HISTORIANS today called for an investigation after links to Wearside’s ancient past were unearthed on a building site.
Fragments of 2,000-year-old Roman pottery have been recovered during “deeper excavation works” on the site of the new £11.8million city square.
Council bosses have pledged to produce a report on the finds – to be archived at The Great North Museum in Newcastle – once the work on the project is completed.
But local historians are calling for an in-depth archaeological survey of the area to be carried out now – to prevent Wearside’s possible links to Roman times being buried.
“This site seems potentially of considerable importance. A comprehensive appraisal should be undertaken prior to any new development,” said John Tumman.
“Clearly, there would not be pottery here without some kind of Roman presence. I am disappointed that this has not prompted more interest in undertaking a search.”
Wearside’s Roman past, or lack of it, has long been debated. Although coins, pottery and artefacts have been found, major structures – such as a fort – remain elusive.
Indeed, investigations into a possible Roman dam at Hylton two years ago proved inconclusive, but hopes remain high that Roman links will one day be confirmed.
“It seems that the most likely location for a Roman fort, at the north end of Castle Street at the cliff edge, was largely blasted away in the 19th century,” said John.
“Old engravings show massive 4ft thick walls at the top of the cliff. In the 1860s and 70s these walls were examined and found to be possibly of Roman construction.
“There was also a well named Castle Well and, of course, the name Castle Street itself. Sadly, the area outside of the Vaux site, near Gill Road, has never been excavated.”
Other historical findings close to the square include the 19th century discovery of a Roman pavement in the cellar of the Hat and Feather pub – now The Green Room.
A pavement was also uncovered during the building of Langham Tower in the 1880s, and a mosaic was allegedly unearthed near the court in the 1960s – but then reburied.
“The council doesn’t seem to put a high priority on archeology, but it would seem a wasted opportunity not to at least try to get to the truth of the mosaic,” said John.
“Over the past 150 years there have been a number of unexplained findings in and around the City Square area, suggesting there may have been some Roman presence.”
Local historian Norman Kirtlan today backed John’s calls for further investigations, as he believes “Sunderland has just too much Roman evidence to ignore.”
The former police inspector added: “If we can prove our Roman heritage, we will be able to rewrite the city’s history and affirm our rightful place in the history books.”
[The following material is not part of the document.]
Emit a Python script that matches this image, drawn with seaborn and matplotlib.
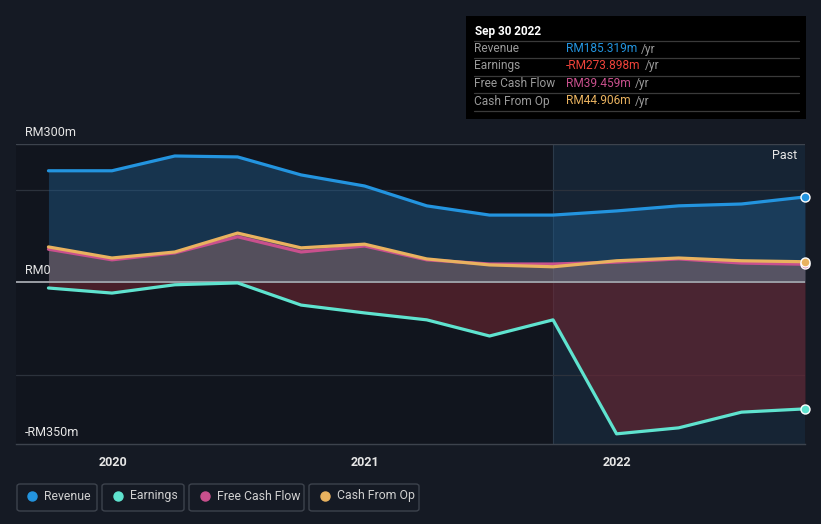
import pandas as pd
import matplotlib
matplotlib.use("Agg")
import matplotlib.pyplot as plt
import matplotlib.dates as mdates
from matplotlib.patches import FancyBboxPatch, Rectangle
from matplotlib.lines import Line2D
import seaborn as sns

# Данные (RM млн, скользящие 12 мес.)
quarters = ["2019-09-30", "2019-12-31", "2020-03-31", "2020-06-30", "2020-09-30",
            "2020-12-31", "2021-03-31", "2021-06-30", "2021-09-30", "2021-12-31",
            "2022-03-31", "2022-06-30", "2022-09-30"]
revenue = [242, 242, 274, 272, 233, 209, 166, 146, 146, 155, 166, 170, 185.319]
earnings = [-12, -23, -5, -1, -49, -66, -81, -116, -81, -328, -315, -281, -273.898]
free_cash_flow = [72, 49, 64, 99, 66, 79, 49, 40, 40, 44, 51, 42, 39.459]
cash_from_op = [77, 53, 66, 107, 75, 83, 51, 38, 34, 47, 53, 47, 44.906]

series_names = ["Revenue", "Earnings", "Free Cash Flow", "Cash From Op"]
tooltip_values = ["RM185.319m", "-RM273.898m", "RM39.459m", "RM44.906m"]
colors = {"Revenue": "#2394df", "Earnings": "#5fe3cf",
          "Free Cash Flow": "#c9508d", "Cash From Op": "#e9b25f"}
tooltip_colors = ["#2394df", "#f0433a", "#c9508d", "#e9b25f"]

df = pd.DataFrame({
    "date": pd.to_datetime(quarters),
    "Revenue": revenue,
    "Earnings": earnings,
    "Free Cash Flow": free_cash_flow,
    "Cash From Op": cash_from_op,
})
long_df = df.melt(id_vars="date", var_name="series", value_name="value")

BG = "#151a24"
W, H = 821, 524

sns.set_theme(style="dark")
plt.rcParams["font.family"] = ["Roboto", "DejaVu Sans"]

fig = plt.figure(figsize=(W / 100, H / 100), dpi=100, facecolor=BG)
ax = fig.add_axes([16 / W, 1 - 444 / H, (805 - 16) / W, 300 / H])
ax.set_facecolor(BG)


def fx(x):
    return x / W


def fy(y):
    return 1 - y / H


x0 = pd.Timestamp("2019-08-14")
x1 = pd.Timestamp("2022-09-30")
past_start = pd.Timestamp("2021-09-30")

# Фон "Past"
ax.axvspan(x0, past_start, color="#0b0e13", alpha=0.35, lw=0, zorder=0)
ax.axvspan(past_start, x1, color="#1d4a6e", alpha=0.22, lw=0, zorder=0)
ax.axvline(past_start, color="#2b3a4a", lw=0.8, zorder=1)

# Сетка
for v in [200, -200]:
    ax.axhline(v, color="#2c323c", lw=0.9, zorder=1)
ax.axhline(300, color="#3d434d", lw=1.0, zorder=1)

# Заливки
ax.fill_between(df["date"], 0, df["Revenue"], color="#1f5a8a", alpha=0.45, lw=0, zorder=2)
ax.fill_between(df["date"], 0, df["Cash From Op"], color="#a0706e", alpha=0.45, lw=0, zorder=3)
ax.fill_between(df["date"], 0, df["Earnings"], color="#6e2632", alpha=0.6, lw=0, zorder=2)

ax.axhline(0, color="#9a9ea5", lw=1.4, zorder=4)

# Линии
order = ["Revenue", "Free Cash Flow", "Cash From Op", "Earnings"]
for name in order:
    sub = long_df[long_df["series"] == name]
    sns.lineplot(data=sub, x="date", y="value", color=colors[name], lw=2.3,
                 ax=ax, zorder=5, legend=False)

last = df.iloc[-1]
for name in ["Revenue", "Free Cash Flow", "Cash From Op", "Earnings"]:
    ax.scatter([last["date"]], [last[name]], s=42, color=colors[name],
               edgecolor="white", linewidth=1.0, zorder=7, clip_on=False)

ax.set_xlim(x0, x1)
ax.set_ylim(-350, 300)
ax.set_xlabel("")
ax.set_ylabel("")
ax.set_yticks([])
ax.xaxis.set_major_locator(mdates.YearLocator())
ax.xaxis.set_major_formatter(mdates.DateFormatter("%Y"))
ax.tick_params(axis="x", colors="#4a505a", labelcolor="#e6e6e6", labelsize=9,
               length=4, width=1, direction="out", pad=5)
for lab in ax.get_xticklabels():
    lab.set_fontweight("bold")
for side in ["top", "left", "right"]:
    ax.spines[side].set_visible(False)
ax.spines["bottom"].set_color("#3d434d")
ax.spines["bottom"].set_linewidth(1.0)

# Подписи оси Y
for txt, y in [("RM300m", 132), ("RM0", 270), ("-RM350m", 432)]:
    fig.text(fx(25), fy(y), txt, color="#e6e6e6", fontsize=9, va="center", ha="left")

fig.text(fx(797), fy(156), "Past", color="#e6e6e6", fontsize=9, va="center", ha="right")

# Всплывающая подсказка
fig.patches.append(Rectangle((fx(466), fy(119)), fx(806) - fx(466), fy(16) - fy(119),
                             transform=fig.transFigure, facecolor="#000000",
                             edgecolor="none", zorder=10))
fig.text(fx(475), fy(31), "Sep 30 2022", color="#ffffff", fontsize=8.5,
         fontweight="bold", va="center", ha="left", zorder=11)
for yl in [41, 58, 76, 93, 111]:
    fig.add_artist(Line2D([fx(474), fx(799)], [fy(yl), fy(yl)], color="#3a3a3a",
                          lw=0.9, transform=fig.transFigure, zorder=11))
row_y = [49, 66, 84, 101]
for name, val, col, y in zip(series_names, tooltip_values, tooltip_colors, row_y):
    fig.text(fx(474), fy(y), name, color="#9a9a9a", fontsize=8.6, va="center",
             ha="left", zorder=11)
    t = fig.text(fx(566), fy(y), val, color=col, fontsize=8.6, va="center",
                 ha="left", zorder=11)
    fig.canvas.draw()
    bb = t.get_window_extent()
    fig.text(bb.x1 / W + fx(4), fy(y), "/yr", color="#9a9a9a", fontsize=8.6,
             va="center", ha="left", zorder=11)

# Легенда
legend_boxes = [(17, 97, 32, 44), (102, 184, 118, 130), (189, 304, 205, 217), (309, 419, 325, 337)]
for name, (bx0, bx1, mx, tx) in zip(series_names, legend_boxes):
    fig.patches.append(FancyBboxPatch((fx(bx0), fy(511)), fx(bx1) - fx(bx0), fy(484) - fy(511),
                                      boxstyle="round,pad=0,rounding_size=0.004",
                                      transform=fig.transFigure, facecolor="none",
                                      edgecolor="#3d434d", lw=1.0))
    fig.add_artist(Line2D([fx(mx)], [fy(496)], marker="o", markersize=6.5,
                          color=colors[name], lw=0, transform=fig.transFigure))
    fig.text(fx(tx), fy(496), name, color="#d0d0d0", fontsize=8.8, va="center", ha="left")

fig.savefig("out.png", dpi=100, facecolor=BG)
But Mel Speding, cabinet secretary of Sunderland City Council, said: “The fragments are now with museums officers and we are continuing to monitor the situation.
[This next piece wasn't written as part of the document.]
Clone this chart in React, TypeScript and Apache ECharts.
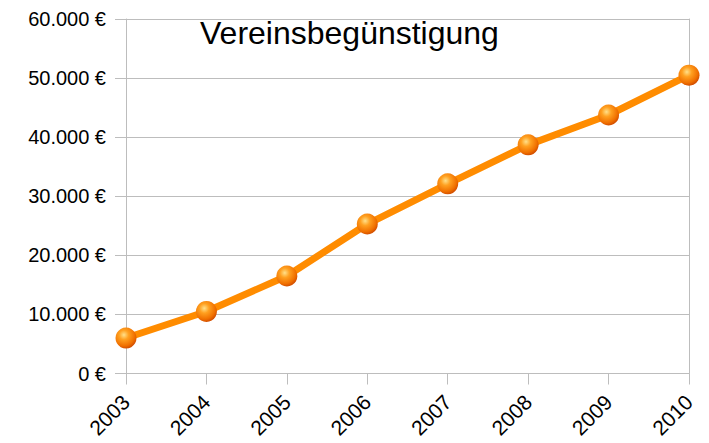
import React, { useEffect, useRef } from "react";
import * as echarts from "echarts";

const years = ["2003", "2004", "2005", "2006", "2007", "2008", "2009", "2010"];
const values = [6000, 10500, 16500, 25300, 32100, 38700, 43750, 50500];
const chartTitle = "Vereinsbegünstigung";

function fmt(v: number): string {
  const s = Math.round(v).toString().replace(/\B(?=(\d{3})+(?!\d))/g, ".");
  return s + " €";
}

export default function App() {
  const ref = useRef<HTMLDivElement>(null);
  useEffect(() => {
    if (!ref.current) return;
    const chart = echarts.init(ref.current, undefined, { renderer: "svg" });
    const gridColor = "#bdbdbd";
    chart.setOption({
      animation: false,
      backgroundColor: "#ffffff",
      textStyle: { fontFamily: "Liberation Sans" },
      title: {
        text: chartTitle,
        left: 200,
        top: 17,
        padding: 0,
        textStyle: { fontFamily: "Liberation Sans", fontSize: 32, fontWeight: "normal", color: "#000" },
      },
      grid: { left: 126, right: 20, top: 19, bottom: 69.5, containLabel: false, outerBoundsMode: "none" },
      xAxis: {
        type: "category",
        data: years,
        boundaryGap: false,
        axisLine: { show: true, lineStyle: { color: gridColor, width: 1 } },
        axisTick: { show: true, length: 11, lineStyle: { color: gridColor } },
        axisLabel: { rotate: 45, fontSize: 21, color: "#000", margin: 25, fontFamily: "Liberation Sans" },
        splitLine: { show: false },
      },
      yAxis: [
        {
          type: "value",
          min: 0,
          max: 60000,
          interval: 10000,
          axisLine: { show: true, lineStyle: { color: gridColor, width: 1 } },
          axisTick: { show: true, length: 11, lineStyle: { color: gridColor } },
          axisLabel: { fontSize: 20, color: "#000", margin: 20, formatter: (v: number) => fmt(v), fontFamily: "Liberation Sans" },
          splitLine: { show: true, lineStyle: { color: gridColor, width: 1 } },
        },
        {
          type: "value",
          position: "right",
          min: 0,
          max: 60000,
          interval: 10000,
          axisLine: { show: true, lineStyle: { color: gridColor, width: 1 } },
          axisTick: { show: false },
          axisLabel: { show: false },
          splitLine: { show: false },
        },
      ],
      series: [
        {
          type: "line",
          data: values,
          yAxisIndex: 0,
          symbol: "circle",
          symbolSize: 21,
          lineStyle: { color: "#ff8c00", width: 7 },
          itemStyle: {
            color: {
              type: "radial",
              x: 0.4,
              y: 0.35,
              r: 0.65,
              colorStops: [
                { offset: 0, color: "#ffe08a" },
                { offset: 0.35, color: "#ffa020" },
                { offset: 0.8, color: "#f07000" },
                { offset: 1, color: "#d45000" },
              ],
            },
            borderWidth: 0,
          },
          z: 3,
        },
      ],
    });
    return () => chart.dispose();
  }, []);
  return <div ref={ref} style={{ width: 709, height: 443, position: "absolute", left: 0, top: 0 }} />;
}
“Once the square is complete, a report will be produced providing details of the archaeological works, including information on the finds.
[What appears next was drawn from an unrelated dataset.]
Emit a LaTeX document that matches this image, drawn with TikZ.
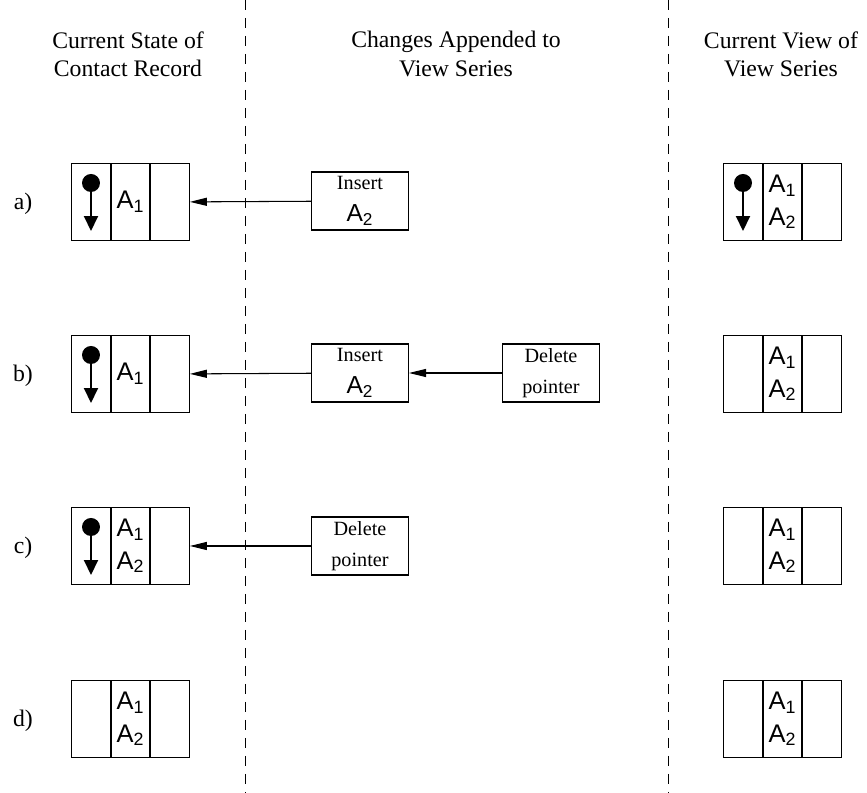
\documentclass[tikz,border=0pt]{standalone}
\usepackage{fontspec}
\setmainfont{Liberation Serif}
\setsansfont{Liberation Sans}
\usetikzlibrary{arrows.meta,positioning}
\newcommand{\attrib}[1]{A\textsubscript{#1}}

\begin{document}
\begin{tikzpicture}[x=0.02cm, y=-0.02cm,
  cell/.style={draw, line width=0.6pt, minimum width=0.77cm, minimum height=1.54cm,
               inner sep=0pt, align=center, font=\sffamily\fontsize{14.5}{18.5}\selectfont},
  change/.style={draw, line width=0.6pt, minimum width=1.94cm, minimum height=1.16cm,
                 inner sep=1pt, align=center, font=\fontsize{11.5}{18}\selectfont},
  head/.style={align=center, font=\fontsize{13.5}{16}\selectfont},
  lbl/.style={font=\fontsize{13.5}{16}\selectfont},
  sep/.style={dash pattern=on 0.2cm off 0.16cm, line width=0.5pt},
  arr/.style={-{Triangle[length=0.34cm,width=0.16cm]}, line width=0.6pt},
  ptr/.style={-{Triangle[length=0.3cm,width=0.28cm]}, line width=1.1pt}
]
\useasboundingbox (0,0) rectangle (867,793);

\draw[sep] (245,0) -- (245,793);
\draw[sep] (668,0) -- (668,793);

\node[head] (hstate) at (128,54) {Current State of\\Contact Record};
\node[head] (hchange) at (456,54) {Changes Appended to\\View Series};
\node[head] (hview) at (781,54) {Current View of\\View Series};

\node[lbl] (la) at (23,204) {a)};
\node[lbl] (lb) at (23,376) {b)};
\node[lbl] (lc) at (23,548) {c)};
\node[lbl] (ld) at (23,721) {d)};

% current state of the contact record
\node[cell] (sa1) at (91,202) {};
\node[cell, right=0pt of sa1] (sa2) {\attrib{1}};
\node[cell, right=0pt of sa2] (sa3) {};
\node[cell] (sb1) at (91,374) {};
\node[cell, right=0pt of sb1] (sb2) {\attrib{1}};
\node[cell, right=0pt of sb2] (sb3) {};
\node[cell] (sc1) at (91,546) {};
\node[cell, right=0pt of sc1] (sc2) {\attrib{1}\\\attrib{2}};
\node[cell, right=0pt of sc2] (sc3) {};
\node[cell] (sd1) at (91,719) {};
\node[cell, right=0pt of sd1] (sd2) {\attrib{1}\\\attrib{2}};
\node[cell, right=0pt of sd2] (sd3) {};

% current view of the view series
\node[cell] (va1) at (743,202) {};
\node[cell, right=0pt of va1] (va2) {\attrib{1}\\\attrib{2}};
\node[cell, right=0pt of va2] (va3) {};
\node[cell] (vb1) at (743,374) {};
\node[cell, right=0pt of vb1] (vb2) {\attrib{1}\\\attrib{2}};
\node[cell, right=0pt of vb2] (vb3) {};
\node[cell] (vc1) at (743,546) {};
\node[cell, right=0pt of vc1] (vc2) {\attrib{1}\\\attrib{2}};
\node[cell, right=0pt of vc2] (vc3) {};
\node[cell] (vd1) at (743,719) {};
\node[cell, right=0pt of vd1] (vd2) {\attrib{1}\\\attrib{2}};
\node[cell, right=0pt of vd2] (vd3) {};

% pointers
\foreach \c in {sa1,sb1,sc1,va1} {
  \fill ([yshift=-0.4cm]\c.north) circle (0.18cm);
  \draw[ptr] ([yshift=-0.4cm]\c.north) -- ([yshift=0.2cm]\c.south);
}

% appended changes
\node[change] (insa) at (360,201) {Insert\\{\sffamily\fontsize{14}{18}\selectfont\attrib{2}}};
\node[change] (insb) at (360,373) {Insert\\{\sffamily\fontsize{14}{18}\selectfont\attrib{2}}};
\node[change] (delb) at (551,373) {Delete\\pointer};
\node[change] (delc) at (360,546) {Delete\\pointer};

\draw[arr] (insa) -- (sa3);
\draw[arr] (insb) -- (sb3);
\draw[arr] (delb) -- (insb);
\draw[arr] (delc) -- (sc3);
\end{tikzpicture}
\end{document}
“Throughout the course of the St Mary’s Way Realignment Project, the City Council has been working closely with the Tyne and Wear County archaeologist.
“As we move forward with the regeneration of the Vaux site, further archaeological surveys will be undertaken when required.”
Roman finds in Sunderland
•Builders working on the new docks unearthed the remains of a Roman pottery kiln on the Town Moor in 1849.
•A paved Roman road was discovered at Low Ford in 1866, crossing the Wear to Baron’s Quay and heading towards Hylton Castle and Boldon.
•A possible Roman ford near Sunderland was destroyed by floods in 1400. There is also a dam at Hylton which many historians believe to be Roman.
•A Roman road heading north through Grangetown has been documented, after Roman cobbles were uncovered when air raid shelters were sunk in 1939.
•The site of Sunderland Cemetery is named Chesters Stones on old maps. It is thought it may originally have been the site of a Roman fortification.
•A Roman cobbled road beneath the Hat and Feather pub, in Low Row, was discovered during building work, as were the remains of Roman mosaics.
•It has been reported that the walls of a Roman building, together with Roman pottery and coins, were uncovered during building work at the university.
•Other Roman artefacts unearthed include an inscribed spoon at the mouth of the Wear and coins in Villiers Street, the Old Barracks and Town Moor.
•A 4th Century coin of Maximian l was found on a bombsite in St Thomas Street, pottery and coins at Fulwell and a bronze figurine in Carley Hill Quarry.
•Historian Raymond Selkirk, of The Northern Archaeology Group, put forward the theory in 2006 that Penshaw Monument was built from Roman stones.
•A human skeleton, with two Roman coins near its right hand, was found at Fulwell hill in 1759.